[Items from a data source]
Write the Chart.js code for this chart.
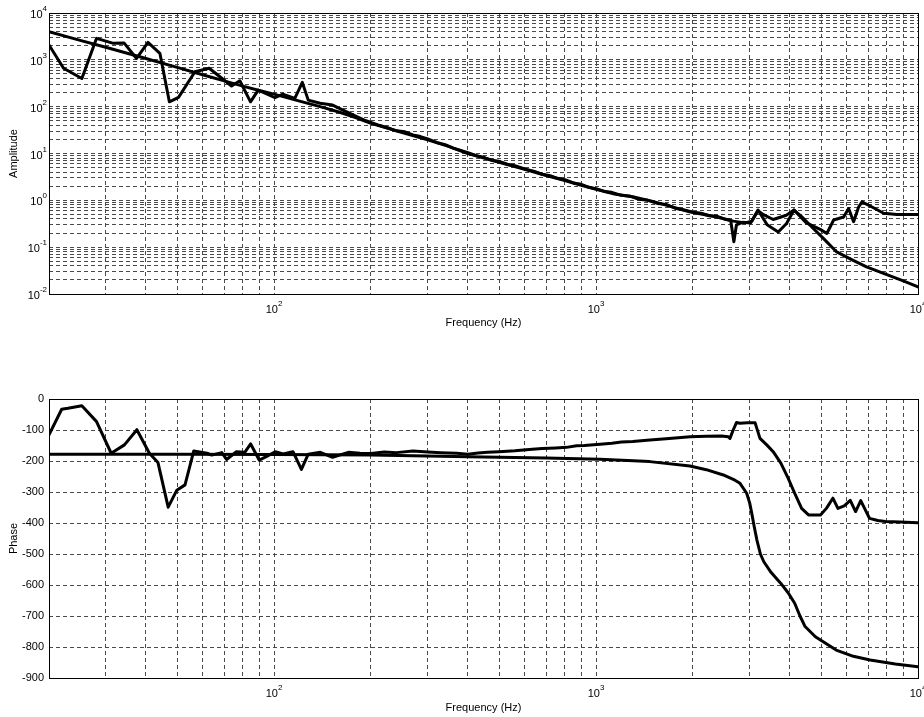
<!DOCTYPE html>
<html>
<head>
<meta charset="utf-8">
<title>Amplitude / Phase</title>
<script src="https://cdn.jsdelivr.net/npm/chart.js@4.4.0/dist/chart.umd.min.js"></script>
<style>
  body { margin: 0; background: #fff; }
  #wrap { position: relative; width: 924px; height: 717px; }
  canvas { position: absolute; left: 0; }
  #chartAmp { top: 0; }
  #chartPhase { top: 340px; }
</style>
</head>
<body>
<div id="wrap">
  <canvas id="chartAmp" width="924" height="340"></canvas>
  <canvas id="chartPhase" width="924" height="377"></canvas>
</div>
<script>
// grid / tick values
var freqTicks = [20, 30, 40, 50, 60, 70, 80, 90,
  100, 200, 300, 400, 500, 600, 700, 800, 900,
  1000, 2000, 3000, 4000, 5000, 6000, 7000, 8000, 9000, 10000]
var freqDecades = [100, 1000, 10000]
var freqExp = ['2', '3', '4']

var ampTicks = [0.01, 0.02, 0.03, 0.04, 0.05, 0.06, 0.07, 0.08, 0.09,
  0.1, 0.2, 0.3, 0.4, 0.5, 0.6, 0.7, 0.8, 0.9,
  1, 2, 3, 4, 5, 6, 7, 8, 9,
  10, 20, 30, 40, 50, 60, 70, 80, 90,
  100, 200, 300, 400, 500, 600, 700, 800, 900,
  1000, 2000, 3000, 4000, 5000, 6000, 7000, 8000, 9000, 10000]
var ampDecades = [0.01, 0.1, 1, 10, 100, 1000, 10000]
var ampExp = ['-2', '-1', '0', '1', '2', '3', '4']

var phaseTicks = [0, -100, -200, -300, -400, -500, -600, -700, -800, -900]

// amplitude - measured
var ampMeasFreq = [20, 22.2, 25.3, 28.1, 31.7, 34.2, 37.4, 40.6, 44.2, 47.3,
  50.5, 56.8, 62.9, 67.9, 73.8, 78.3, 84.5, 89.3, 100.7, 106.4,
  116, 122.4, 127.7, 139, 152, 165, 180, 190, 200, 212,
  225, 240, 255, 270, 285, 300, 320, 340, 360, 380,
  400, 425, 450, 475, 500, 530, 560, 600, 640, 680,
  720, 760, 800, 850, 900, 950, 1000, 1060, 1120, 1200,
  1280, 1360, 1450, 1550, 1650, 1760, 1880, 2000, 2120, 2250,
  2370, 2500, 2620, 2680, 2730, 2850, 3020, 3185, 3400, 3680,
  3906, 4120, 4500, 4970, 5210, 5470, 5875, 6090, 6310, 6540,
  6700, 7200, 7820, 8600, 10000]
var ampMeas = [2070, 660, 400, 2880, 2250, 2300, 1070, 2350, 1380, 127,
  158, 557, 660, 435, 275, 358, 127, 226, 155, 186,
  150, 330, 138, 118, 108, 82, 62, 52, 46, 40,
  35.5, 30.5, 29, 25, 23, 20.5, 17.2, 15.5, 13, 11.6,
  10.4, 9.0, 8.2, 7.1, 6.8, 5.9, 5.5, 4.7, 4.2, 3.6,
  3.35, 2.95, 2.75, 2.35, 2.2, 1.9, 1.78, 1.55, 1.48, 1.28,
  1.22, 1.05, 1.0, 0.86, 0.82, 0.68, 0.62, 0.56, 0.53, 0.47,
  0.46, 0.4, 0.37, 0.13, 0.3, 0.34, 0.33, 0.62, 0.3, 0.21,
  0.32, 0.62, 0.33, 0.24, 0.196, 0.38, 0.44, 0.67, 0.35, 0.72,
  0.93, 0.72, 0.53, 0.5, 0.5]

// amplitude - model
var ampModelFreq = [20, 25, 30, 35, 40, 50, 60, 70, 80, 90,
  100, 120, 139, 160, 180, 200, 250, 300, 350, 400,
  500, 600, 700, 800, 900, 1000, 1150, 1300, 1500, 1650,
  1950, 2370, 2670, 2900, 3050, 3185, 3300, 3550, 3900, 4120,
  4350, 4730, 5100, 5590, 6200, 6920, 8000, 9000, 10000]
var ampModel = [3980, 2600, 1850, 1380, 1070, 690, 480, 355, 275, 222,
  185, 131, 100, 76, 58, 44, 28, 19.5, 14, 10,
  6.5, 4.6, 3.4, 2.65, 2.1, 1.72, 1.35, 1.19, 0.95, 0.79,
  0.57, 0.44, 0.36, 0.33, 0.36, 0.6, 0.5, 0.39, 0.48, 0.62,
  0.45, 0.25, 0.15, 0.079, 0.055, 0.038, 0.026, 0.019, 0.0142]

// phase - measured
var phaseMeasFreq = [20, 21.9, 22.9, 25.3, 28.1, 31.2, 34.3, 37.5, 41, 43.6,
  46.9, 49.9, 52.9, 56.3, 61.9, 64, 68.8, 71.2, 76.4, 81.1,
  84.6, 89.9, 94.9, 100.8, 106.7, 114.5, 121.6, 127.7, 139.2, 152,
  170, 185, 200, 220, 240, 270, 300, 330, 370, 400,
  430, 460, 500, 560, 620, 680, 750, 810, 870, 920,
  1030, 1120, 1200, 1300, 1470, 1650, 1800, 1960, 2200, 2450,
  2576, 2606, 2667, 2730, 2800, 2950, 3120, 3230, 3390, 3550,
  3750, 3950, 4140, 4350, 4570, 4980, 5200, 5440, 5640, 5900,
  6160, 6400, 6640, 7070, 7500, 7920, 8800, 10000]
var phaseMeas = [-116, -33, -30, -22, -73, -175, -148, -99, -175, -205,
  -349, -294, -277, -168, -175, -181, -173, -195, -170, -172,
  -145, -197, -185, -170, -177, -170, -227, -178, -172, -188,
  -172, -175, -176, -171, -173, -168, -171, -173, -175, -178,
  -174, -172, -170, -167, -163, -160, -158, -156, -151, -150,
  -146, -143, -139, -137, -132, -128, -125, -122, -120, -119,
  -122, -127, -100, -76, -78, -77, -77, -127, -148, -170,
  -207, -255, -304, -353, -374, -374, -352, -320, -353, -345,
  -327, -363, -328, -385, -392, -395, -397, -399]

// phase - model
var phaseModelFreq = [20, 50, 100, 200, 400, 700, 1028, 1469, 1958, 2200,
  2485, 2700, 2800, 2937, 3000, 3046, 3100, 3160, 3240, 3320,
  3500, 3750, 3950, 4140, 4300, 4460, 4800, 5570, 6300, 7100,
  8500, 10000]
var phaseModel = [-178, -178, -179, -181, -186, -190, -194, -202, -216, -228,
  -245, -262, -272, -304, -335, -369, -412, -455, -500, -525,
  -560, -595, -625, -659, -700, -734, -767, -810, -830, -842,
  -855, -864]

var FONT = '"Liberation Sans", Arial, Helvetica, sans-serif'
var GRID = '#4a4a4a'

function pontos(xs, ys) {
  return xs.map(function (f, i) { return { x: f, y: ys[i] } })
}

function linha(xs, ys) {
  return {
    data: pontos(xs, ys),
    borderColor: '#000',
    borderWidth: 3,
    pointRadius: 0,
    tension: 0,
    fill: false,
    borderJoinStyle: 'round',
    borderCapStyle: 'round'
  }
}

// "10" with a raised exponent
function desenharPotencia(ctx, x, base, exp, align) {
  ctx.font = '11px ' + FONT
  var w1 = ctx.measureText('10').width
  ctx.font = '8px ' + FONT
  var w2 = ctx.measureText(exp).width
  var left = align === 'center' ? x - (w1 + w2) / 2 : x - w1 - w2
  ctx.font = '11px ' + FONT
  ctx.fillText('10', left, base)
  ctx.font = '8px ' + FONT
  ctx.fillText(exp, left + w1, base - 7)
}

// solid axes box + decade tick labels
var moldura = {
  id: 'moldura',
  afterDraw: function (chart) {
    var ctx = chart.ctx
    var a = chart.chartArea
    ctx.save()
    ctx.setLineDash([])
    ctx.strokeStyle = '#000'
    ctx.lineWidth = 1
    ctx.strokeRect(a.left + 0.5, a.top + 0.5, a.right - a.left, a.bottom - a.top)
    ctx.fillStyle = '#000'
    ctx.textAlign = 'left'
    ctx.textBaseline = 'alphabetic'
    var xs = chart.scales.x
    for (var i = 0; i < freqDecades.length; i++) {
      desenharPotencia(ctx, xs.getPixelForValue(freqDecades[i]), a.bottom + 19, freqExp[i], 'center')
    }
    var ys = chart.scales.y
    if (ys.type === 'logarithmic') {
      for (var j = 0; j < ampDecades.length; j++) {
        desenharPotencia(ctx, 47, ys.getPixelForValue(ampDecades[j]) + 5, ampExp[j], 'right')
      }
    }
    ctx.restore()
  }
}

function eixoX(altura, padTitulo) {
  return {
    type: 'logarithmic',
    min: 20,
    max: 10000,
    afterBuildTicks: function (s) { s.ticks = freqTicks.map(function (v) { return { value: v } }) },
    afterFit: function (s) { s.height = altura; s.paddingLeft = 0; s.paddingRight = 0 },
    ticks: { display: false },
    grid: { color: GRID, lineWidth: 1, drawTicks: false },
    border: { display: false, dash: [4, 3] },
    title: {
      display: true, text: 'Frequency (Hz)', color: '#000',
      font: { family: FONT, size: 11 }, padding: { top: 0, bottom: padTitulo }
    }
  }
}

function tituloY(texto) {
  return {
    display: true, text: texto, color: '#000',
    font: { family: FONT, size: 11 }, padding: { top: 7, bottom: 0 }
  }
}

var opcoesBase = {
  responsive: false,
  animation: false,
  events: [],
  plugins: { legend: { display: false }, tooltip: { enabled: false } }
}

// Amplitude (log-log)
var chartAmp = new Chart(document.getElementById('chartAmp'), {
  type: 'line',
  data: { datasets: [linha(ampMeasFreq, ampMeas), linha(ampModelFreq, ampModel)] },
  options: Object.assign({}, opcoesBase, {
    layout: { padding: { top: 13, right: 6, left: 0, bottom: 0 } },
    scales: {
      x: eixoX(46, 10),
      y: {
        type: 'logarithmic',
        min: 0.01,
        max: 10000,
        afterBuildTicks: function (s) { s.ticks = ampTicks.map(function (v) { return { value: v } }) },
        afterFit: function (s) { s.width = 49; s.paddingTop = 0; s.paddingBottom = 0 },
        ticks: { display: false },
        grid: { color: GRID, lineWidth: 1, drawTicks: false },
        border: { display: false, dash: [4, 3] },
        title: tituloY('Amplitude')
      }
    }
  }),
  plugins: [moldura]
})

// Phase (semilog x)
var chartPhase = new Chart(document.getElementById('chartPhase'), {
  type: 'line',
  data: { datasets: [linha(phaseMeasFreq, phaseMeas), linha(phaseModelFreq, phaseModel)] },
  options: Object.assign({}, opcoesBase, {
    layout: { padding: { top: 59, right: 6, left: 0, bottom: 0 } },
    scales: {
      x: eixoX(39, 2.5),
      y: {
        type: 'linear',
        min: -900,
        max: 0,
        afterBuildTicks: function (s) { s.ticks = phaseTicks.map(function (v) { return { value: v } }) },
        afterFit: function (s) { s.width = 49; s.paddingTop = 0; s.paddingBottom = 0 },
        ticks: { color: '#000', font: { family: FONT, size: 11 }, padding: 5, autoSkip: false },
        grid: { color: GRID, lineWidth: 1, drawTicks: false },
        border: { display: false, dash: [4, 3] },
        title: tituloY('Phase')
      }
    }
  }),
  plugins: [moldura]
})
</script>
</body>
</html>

...

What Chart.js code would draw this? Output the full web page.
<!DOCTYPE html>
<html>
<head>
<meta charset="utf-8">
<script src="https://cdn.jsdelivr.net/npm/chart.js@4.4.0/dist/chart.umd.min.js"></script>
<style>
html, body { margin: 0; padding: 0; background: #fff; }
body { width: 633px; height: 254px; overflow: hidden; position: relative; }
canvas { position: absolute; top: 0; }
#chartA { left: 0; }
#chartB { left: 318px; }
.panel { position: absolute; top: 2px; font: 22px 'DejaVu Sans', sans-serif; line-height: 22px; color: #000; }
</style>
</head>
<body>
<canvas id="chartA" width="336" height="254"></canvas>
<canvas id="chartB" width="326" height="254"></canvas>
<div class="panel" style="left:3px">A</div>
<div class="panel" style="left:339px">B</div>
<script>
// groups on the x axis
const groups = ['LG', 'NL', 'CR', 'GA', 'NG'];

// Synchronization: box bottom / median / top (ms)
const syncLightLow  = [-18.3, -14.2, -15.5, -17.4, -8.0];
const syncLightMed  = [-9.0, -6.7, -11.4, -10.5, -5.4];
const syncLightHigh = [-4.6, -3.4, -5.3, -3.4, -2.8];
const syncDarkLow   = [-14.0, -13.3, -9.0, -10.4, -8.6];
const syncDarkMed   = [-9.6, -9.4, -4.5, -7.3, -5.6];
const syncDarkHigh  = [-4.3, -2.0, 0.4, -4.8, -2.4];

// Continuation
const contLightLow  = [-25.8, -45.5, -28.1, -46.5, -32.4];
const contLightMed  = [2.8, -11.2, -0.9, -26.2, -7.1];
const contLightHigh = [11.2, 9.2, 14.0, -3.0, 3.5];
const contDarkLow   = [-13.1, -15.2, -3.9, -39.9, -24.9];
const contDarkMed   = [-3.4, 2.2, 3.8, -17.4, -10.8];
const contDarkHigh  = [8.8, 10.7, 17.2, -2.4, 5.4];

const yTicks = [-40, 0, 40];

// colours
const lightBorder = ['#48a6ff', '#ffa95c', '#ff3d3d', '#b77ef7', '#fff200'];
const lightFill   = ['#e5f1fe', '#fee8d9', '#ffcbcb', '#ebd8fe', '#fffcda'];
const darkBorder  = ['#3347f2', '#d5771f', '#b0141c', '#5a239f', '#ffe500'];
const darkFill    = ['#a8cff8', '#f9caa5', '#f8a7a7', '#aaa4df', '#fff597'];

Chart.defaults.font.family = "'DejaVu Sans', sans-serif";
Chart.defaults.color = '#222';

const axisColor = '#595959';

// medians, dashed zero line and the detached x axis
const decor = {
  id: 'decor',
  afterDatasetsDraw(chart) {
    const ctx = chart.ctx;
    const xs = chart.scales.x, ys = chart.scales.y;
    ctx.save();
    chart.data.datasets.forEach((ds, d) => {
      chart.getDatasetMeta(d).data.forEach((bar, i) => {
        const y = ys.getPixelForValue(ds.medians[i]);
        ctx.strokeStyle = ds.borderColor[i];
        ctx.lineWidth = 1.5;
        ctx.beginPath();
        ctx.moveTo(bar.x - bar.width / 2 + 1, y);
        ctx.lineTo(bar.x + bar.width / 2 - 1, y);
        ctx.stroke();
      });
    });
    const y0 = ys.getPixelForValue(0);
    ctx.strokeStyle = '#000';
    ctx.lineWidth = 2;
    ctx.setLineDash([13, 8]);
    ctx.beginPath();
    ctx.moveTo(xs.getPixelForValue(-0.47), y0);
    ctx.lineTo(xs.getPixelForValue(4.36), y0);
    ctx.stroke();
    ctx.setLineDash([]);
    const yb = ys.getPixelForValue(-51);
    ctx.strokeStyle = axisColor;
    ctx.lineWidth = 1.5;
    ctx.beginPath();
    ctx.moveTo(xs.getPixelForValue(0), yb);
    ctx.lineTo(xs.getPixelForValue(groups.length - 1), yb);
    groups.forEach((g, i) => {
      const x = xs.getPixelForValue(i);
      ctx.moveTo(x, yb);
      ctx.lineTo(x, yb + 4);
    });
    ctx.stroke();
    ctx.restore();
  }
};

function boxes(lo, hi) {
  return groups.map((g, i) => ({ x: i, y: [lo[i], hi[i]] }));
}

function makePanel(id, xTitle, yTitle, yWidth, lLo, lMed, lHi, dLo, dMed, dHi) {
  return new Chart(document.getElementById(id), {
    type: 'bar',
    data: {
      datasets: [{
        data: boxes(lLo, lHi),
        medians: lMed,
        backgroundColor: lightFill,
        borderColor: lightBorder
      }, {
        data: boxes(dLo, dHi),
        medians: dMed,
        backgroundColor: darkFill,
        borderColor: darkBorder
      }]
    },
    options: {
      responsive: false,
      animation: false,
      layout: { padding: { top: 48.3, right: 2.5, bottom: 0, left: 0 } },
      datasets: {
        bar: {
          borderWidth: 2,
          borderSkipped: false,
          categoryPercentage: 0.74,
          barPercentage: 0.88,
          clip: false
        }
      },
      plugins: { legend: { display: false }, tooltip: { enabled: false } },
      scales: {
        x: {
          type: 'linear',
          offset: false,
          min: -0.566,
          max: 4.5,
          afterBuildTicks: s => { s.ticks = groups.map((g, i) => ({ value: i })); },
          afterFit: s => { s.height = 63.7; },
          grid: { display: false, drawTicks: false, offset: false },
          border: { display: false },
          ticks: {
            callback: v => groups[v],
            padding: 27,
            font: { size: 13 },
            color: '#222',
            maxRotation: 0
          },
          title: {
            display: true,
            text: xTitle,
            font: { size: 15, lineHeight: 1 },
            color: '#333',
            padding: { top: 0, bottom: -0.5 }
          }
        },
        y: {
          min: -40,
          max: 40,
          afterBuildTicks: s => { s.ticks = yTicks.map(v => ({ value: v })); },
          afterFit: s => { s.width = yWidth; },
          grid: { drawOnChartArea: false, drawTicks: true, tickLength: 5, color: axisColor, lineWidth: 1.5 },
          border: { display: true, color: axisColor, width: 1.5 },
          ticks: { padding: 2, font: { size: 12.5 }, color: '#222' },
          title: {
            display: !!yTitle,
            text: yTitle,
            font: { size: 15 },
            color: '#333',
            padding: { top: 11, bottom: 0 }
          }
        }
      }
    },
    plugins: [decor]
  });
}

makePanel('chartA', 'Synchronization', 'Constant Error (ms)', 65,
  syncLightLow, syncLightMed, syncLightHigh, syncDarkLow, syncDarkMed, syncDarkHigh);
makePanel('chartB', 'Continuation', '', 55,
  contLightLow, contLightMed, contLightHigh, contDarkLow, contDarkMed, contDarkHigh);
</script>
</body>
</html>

=== Directions ===
Output nothing except the lines from the one containing "Write the Chart.js code for this chart." through the one containing "-700, -800, -900]", both kept, with the pictures removed.

=== Response to the task ===
Write the Chart.js code for this chart.
<!DOCTYPE html>
<html>
<head>
<meta charset="utf-8">
<title>Amplitude / Phase</title>
<script src="https://cdn.jsdelivr.net/npm/chart.js@4.4.0/dist/chart.umd.min.js"></script>
<style>
  body { margin: 0; background: #fff; }
  #wrap { position: relative; width: 924px; height: 717px; }
  canvas { position: absolute; left: 0; }
  #chartAmp { top: 0; }
  #chartPhase { top: 340px; }
</style>
</head>
<body>
<div id="wrap">
  <canvas id="chartAmp" width="924" height="340"></canvas>
  <canvas id="chartPhase" width="924" height="377"></canvas>
</div>
<script>
// grid / tick values
var freqTicks = [20, 30, 40, 50, 60, 70, 80, 90,
  100, 200, 300, 400, 500, 600, 700, 800, 900,
  1000, 2000, 3000, 4000, 5000, 6000, 7000, 8000, 9000, 10000]
var freqDecades = [100, 1000, 10000]
var freqExp = ['2', '3', '4']

var ampTicks = [0.01, 0.02, 0.03, 0.04, 0.05, 0.06, 0.07, 0.08, 0.09,
  0.1, 0.2, 0.3, 0.4, 0.5, 0.6, 0.7, 0.8, 0.9,
  1, 2, 3, 4, 5, 6, 7, 8, 9,
  10, 20, 30, 40, 50, 60, 70, 80, 90,
  100, 200, 300, 400, 500, 600, 700, 800, 900,
  1000, 2000, 3000, 4000, 5000, 6000, 7000, 8000, 9000, 10000]
var ampDecades = [0.01, 0.1, 1, 10, 100, 1000, 10000]
var ampExp = ['-2', '-1', '0', '1', '2', '3', '4']

var phaseTicks = [0, -100, -200, -300, -400, -500, -600, -700, -800, -900]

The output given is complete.